I saw him glance at the untouched beer and slid it across to him. “Take it all. I don’t drink beer.”
“Yeah?” His eyes narrowed. “I saw you before some place.” He shrugged, tipped the bottle and drank in huge swallows then he set the bottle down and belched, his face slack. “Ooops, sorry. You forget manners in the coop.”
“How long have you been going with Ann?”
“Year, when I’m in town.” He tipped the beer glass with the rim of his bottle and watched the pale liquid run down the side, filling the glass without foam. He grinned up at me. “I like Ann. She’s a real kick in the pants on a party. But I gotta say this—if you’re gonna buy beer for all her friends, you better carry a lot of money.”
“I know.” I was no longer surprised at Ann’s far-reaching reputation for “friendliness.” “But she had one particular boy friend didn’t she?”
“Now, that”—he pointed his finger at me—“is something I’d like to know myself. We’d be having a helluva time for a few days—you know Ann never held nothing back. Then one day she’d just not show up for a date. Four-five days later she’d look me up and say she’d been out of town, and if I’d ask no questions I’d hear no lies. Now I figure”—he pointed again—“Ann’s got s
ome married john on the hook. When he can break loose from his old lady, he calls Ann up and she takes off like a speckled bird. Saturday night she did it right in the middle of a date.”
“What time?”
“Ten-thirty.”
That would have been right after I saw her at the Barn. “Did you see her talk to anyone?”
The boy shook his head and looked down at his glass. “I don’t guess I’ll see her again. I ain’t coming back here while that fat lieutenant is alive. He got mad when I wouldn’t sign a complaint against that guy for taking my car.”
Richard. I felt a surge of warmth for the boy. “You don’t think he took it?”

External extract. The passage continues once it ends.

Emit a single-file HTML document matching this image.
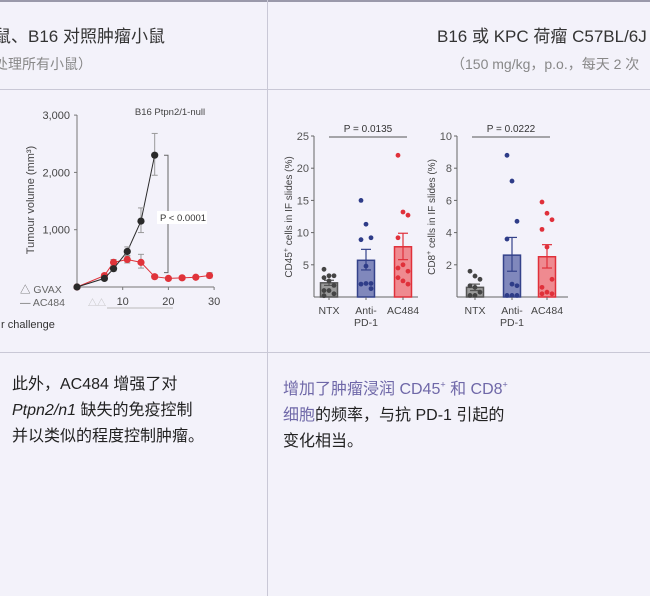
<!DOCTYPE html>
<html><head><meta charset="utf-8">
<style>
html,body{margin:0;width:650px;height:596px;overflow:hidden}
body{background:#f3f2fa;font-family:"Liberation Sans","Noto Sans CJK SC",sans-serif;position:relative}
.clip{position:absolute;left:0;top:0;width:650px;height:596px;overflow:hidden}
.a{position:absolute;white-space:nowrap}
.ln{position:absolute;background:#c9c8d6}
svg text{font-family:"Liberation Sans","Noto Sans CJK SC",sans-serif}
</style></head><body>
<div class="clip">
<div class="ln" style="left:0;top:0;width:650px;height:2px;background:#9a99aa"></div>
<div class="ln" style="left:0;top:89px;width:650px;height:1px"></div>
<div class="ln" style="left:0;top:352px;width:650px;height:1px"></div>
<div class="ln" style="left:267px;top:0;width:1px;height:596px"></div>

<div class="a" style="left:-6px;top:22px;font-size:17px;color:#333">鼠、B16 对照肿瘤小鼠</div>
<div class="a" style="left:-6px;top:54px;font-size:14px;color:#888">处理所有小鼠）</div>
<div class="a" style="left:437px;top:22px;width:213px;overflow:hidden;font-size:17px;color:#333">B16 或 KPC 荷瘤 C57BL/6J</div>
<div class="a" style="left:451px;top:54px;width:199px;overflow:hidden;font-size:14px;color:#888">（150 mg/kg，p.o.，每天 2 次</div>

<div class="a" style="left:12px;top:372px;font-size:16px;line-height:26px;color:#222">此外，AC484 增强了对<br><i>Ptpn2/n1</i> 缺失的免疫控制<br>并以类似的程度控制肿瘤。</div>
<div class="a" style="left:283px;top:372px;font-size:16px;line-height:26px;color:#222"><span style="color:#6f68a8">增加了肿瘤浸润 CD45<sup style="font-size:9px">+</sup> 和 CD8<sup style="font-size:9px">+</sup><br>细胞</span>的频率，与抗 PD-1 引起的<br>变化相当。</div>

<svg id="c" width="650" height="596" style="position:absolute;left:0;top:0"></svg>
</div>
<script>
const tvDaysBlack=[0,6,8,11,14,17];
const tvBlack=[0,150,320,620,1150,2300];
const tvBlackLo=[0,120,280,550,950,1950];
const tvBlackHi=[0,180,360,700,1380,2680];
const tvDaysRed=[0,6,8,11,14,17,20,23,26,29];
const tvRed=[0,200,430,480,430,180,150,160,170,200];
const tvRedLo=[0,170,380,420,330,150,130,140,150,160];
const tvRedHi=[0,230,480,540,570,210,170,180,190,250];
const tvYTicks=[1000,2000,3000];
const tvYTickLabels=["1,000","2,000","3,000"];
const tvXTicks=[10,20,30];
const groups=["NTX","Anti-PD-1","AC484"];
const cd45Mean=[2.2,5.7,7.8];
const cd45Lo=[1.8,4.2,5.8];
const cd45Hi=[2.6,7.4,9.9];
const cd45Dots=[[4.3,3.3,3.3,3.0,2.5,1.8,1.0,1.0,0.5,0.2],[15,11.3,9.2,8.9,4.8,2.1,2.0,2.1,1.3],[22,13.2,12.7,9.2,5.0,4.0,4.5,2.5,2.0,3.0]];
const cd8Mean=[0.6,2.6,2.5];
const cd8Lo=[0.4,1.6,1.8];
const cd8Hi=[0.8,3.7,3.25];
const cd8Dots=[[1.6,1.3,1.1,0.7,0.6,0.3,0.1,0.1],[8.8,7.2,4.7,3.6,0.8,0.7,0.1,0.1,0.1],[5.9,5.2,4.8,4.2,3.1,1.1,0.6,0.3,0.2,0.2]];
const cd45Ticks=[5,10,15,20,25];
const cd8Ticks=[2,4,6,8,10];

const svg=document.getElementById('c');
const NS='http://www.w3.org/2000/svg';
function el(t,a,txt){const e=document.createElementNS(NS,t);for(const k in a)e.setAttribute(k,a[k]);if(txt!==undefined)e.textContent=txt;svg.appendChild(e);return e;}

const tx=v=>77+v*4.57, ty=v=>287-v*0.0573;
let e=el('line',{x1:77,y1:115,x2:77,y2:287,stroke:'#777','stroke-width':1});

e=el('line',{x1:77,y1:287,x2:214,y2:287,stroke:'#777','stroke-width':1});

tvYTicks.forEach((v,i)=>{el('line',{x1:74,y1:ty(v),x2:77,y2:ty(v),stroke:'#777'});
 e=el('text',{x:70,y:ty(v)+4,'font-size':11,fill:'#444','text-anchor':'end'},tvYTickLabels[i]);
 });
tvXTicks.forEach(v=>{el('line',{x1:tx(v),y1:287,x2:tx(v),y2:290,stroke:'#777'});
 e=el('text',{x:tx(v),y:305,'font-size':11,fill:'#444','text-anchor':'middle'},v);
 });
e=el('text',{x:170,y:115,'font-size':9.5,fill:'#444','text-anchor':'middle'},'B16 Ptpn2/1-null');

e=el('text',{x:0,y:0,'font-size':11,fill:'#444','text-anchor':'middle',transform:'translate(34,200) rotate(-90)'},'Tumour volume (mm³)');

function series(days,vals,lo,hi,col,name){
 el('polyline',{points:days.map((d,i)=>tx(d)+','+ty(vals[i])).join(' '),fill:'none',stroke:col,'stroke-width':1});
 days.forEach((d,i)=>{el('line',{x1:tx(d),y1:ty(lo[i]),x2:tx(d),y2:ty(hi[i]),stroke:'#999'});
  el('line',{x1:tx(d)-3,y1:ty(lo[i]),x2:tx(d)+3,y2:ty(lo[i]),stroke:'#999'});
  el('line',{x1:tx(d)-3,y1:ty(hi[i]),x2:tx(d)+3,y2:ty(hi[i]),stroke:'#999'});
  const c=el('circle',{cx:tx(d),cy:ty(vals[i]),r:3.6,fill:col});
  });
}
series(tvDaysRed,tvRed,tvRedLo,tvRedHi,'#e0333a','ac484');
series(tvDaysBlack,tvBlack,tvBlackLo,tvBlackHi,'#2a2a2a','gvax');
el('path',{d:`M164 ${ty(2300)} H168 V${ty(250)} H164`,fill:'none',stroke:'#666'});
el('rect',{x:157,y:211,width:50,height:13,fill:'#fff'});
e=el('text',{x:160,y:221,'font-size':9.5,fill:'#333'},'P < 0.0001');

e=el('text',{x:20,y:293,'font-size':10.5,fill:'#666'},'△ GVAX');

e=el('text',{x:20,y:306,'font-size':10.5,fill:'#666'},'— AC484');

el('text',{x:88,y:306,'font-size':9,fill:'#bbb'},'△△');
el('line',{x1:107,y1:308,x2:173,y2:308,stroke:'#bbb'});
e=el('text',{x:-2,y:328,'font-size':11,fill:'#333'},'ır challenge');


const fills=['#9a9a9a','#8088bc','#ef8a90'],strokes=['#555','#34428a','#e0303a'],dotc=['#444','#2e3c88','#e0303a'];
function barChart(ax,ax2,centers,max,ticks,mean,lo,hi,dots,ytitle,pLabel,p1,p2,pfx){
 const y=v=>297-v*(161/max);
 el('line',{x1:ax,y1:136,x2:ax,y2:297,stroke:'#666'});
 el('line',{x1:ax,y1:297,x2:ax2,y2:297,stroke:'#666'});
 ticks.forEach(t=>{el('line',{x1:ax-3,y1:y(t),x2:ax,y2:y(t),stroke:'#666'});
  const tt=el('text',{x:ax-5,y:y(t)+4,'font-size':11,fill:'#555','text-anchor':'end'},t);
  });
 const yt=el('text',{x:0,y:0,'font-size':10,fill:'#444','text-anchor':'middle',transform:`translate(${ax-22},217) rotate(-90)`});
 yt.innerHTML=ytitle;
 
 groups.forEach((g,i)=>{const cx=centers[i];
  const b=el('rect',{x:cx-8.5,y:y(mean[i]),width:17,height:297-y(mean[i]),fill:fills[i],stroke:strokes[i],'stroke-width':1.5});
  
  el('line',{x1:cx,y1:y(lo[i]),x2:cx,y2:y(hi[i]),stroke:strokes[i],'stroke-width':1.2});
  el('line',{x1:cx-5,y1:y(lo[i]),x2:cx+5,y2:y(lo[i]),stroke:strokes[i],'stroke-width':1.2});
  el('line',{x1:cx-5,y1:y(hi[i]),x2:cx+5,y2:y(hi[i]),stroke:strokes[i],'stroke-width':1.2});
  dots[i].forEach((v,j)=>{const d=el('circle',{cx:cx+((j%3)-1)*5,cy:y(v),r:2.4,fill:dotc[i]});
   });
  el('line',{x1:cx,y1:297,x2:cx,y2:300,stroke:'#666'});
  const parts=g==='Anti-PD-1'?['Anti-','PD-1']:[g];
  parts.forEach((p,k)=>{const l=el('text',{x:cx,y:314+k*12,'font-size':10.5,fill:'#444','text-anchor':'middle'},p);
   });
 });
 el('line',{x1:p1,y1:137,x2:p2,y2:137,stroke:'#555'});
 const pt=el('text',{x:(p1+p2)/2,y:132,'font-size':10,fill:'#333','text-anchor':'middle'},pLabel);
 
}
barChart(314,418,[329,366,403],25,cd45Ticks,cd45Mean,cd45Lo,cd45Hi,cd45Dots,'CD45<tspan dy="-4" font-size="7">+</tspan><tspan dy="4"> cells in IF slides (%)</tspan>','P = 0.0135',329,407,'cd45');
barChart(457,568,[475,512,547],10,cd8Ticks,cd8Mean,cd8Lo,cd8Hi,cd8Dots,'CD8<tspan dy="-4" font-size="7">+</tspan><tspan dy="4"> cells in IF slides (%)</tspan>','P = 0.0222',472,550,'cd8');
</script>
</body></html>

“Yeah, he probably did. But I been in too many jails myself to go around puttin’ other guys in. Hell, I got the car back undamaged, except it only had about a teacupful of gas left.”
“Did you see him in jail?”
“No. They got him in a segregated cell. I been in ‘em. You don’t see nobody, don’t talk to nobody.”

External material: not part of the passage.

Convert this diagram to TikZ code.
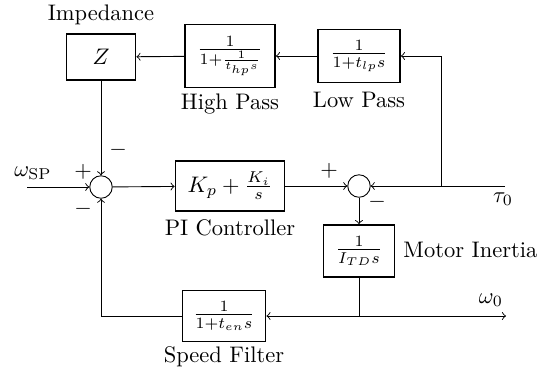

As he talked I kept seeing Richard as he’d looked when he came into the interrogation room, wary and uncertain. And I saw Koch’s face, purple with anger.
The blond boy had a theory about guys like Koch, he said. They marked drifters like him down in their books as guys to arrest when the public yells for blood. If it wasn’t for guys like him, three-fourths of the crimes in the country would be on the books unsolved.
Actually, he said, he’d been damn glad to get off with a twenty-eight dollar fine after he heard about the rape. He said he felt sorry as hell for the guy they’d charged this morning because he had him figured for a patsy.
“I know he is,” I said.
“You know?” He squinted at me, then slapped his forehead. “Jesus! I musta been drunk Saturday night. You were in there when that fat bastard was pounding on me. You’re the gal, right?”
I nodded.
“And you know the guy didn’t do it?” He shook his head in wonder. “Then why is he in jail?”
“I—” There was no point in telling the whole, complicated story. “They dont’ believe me.”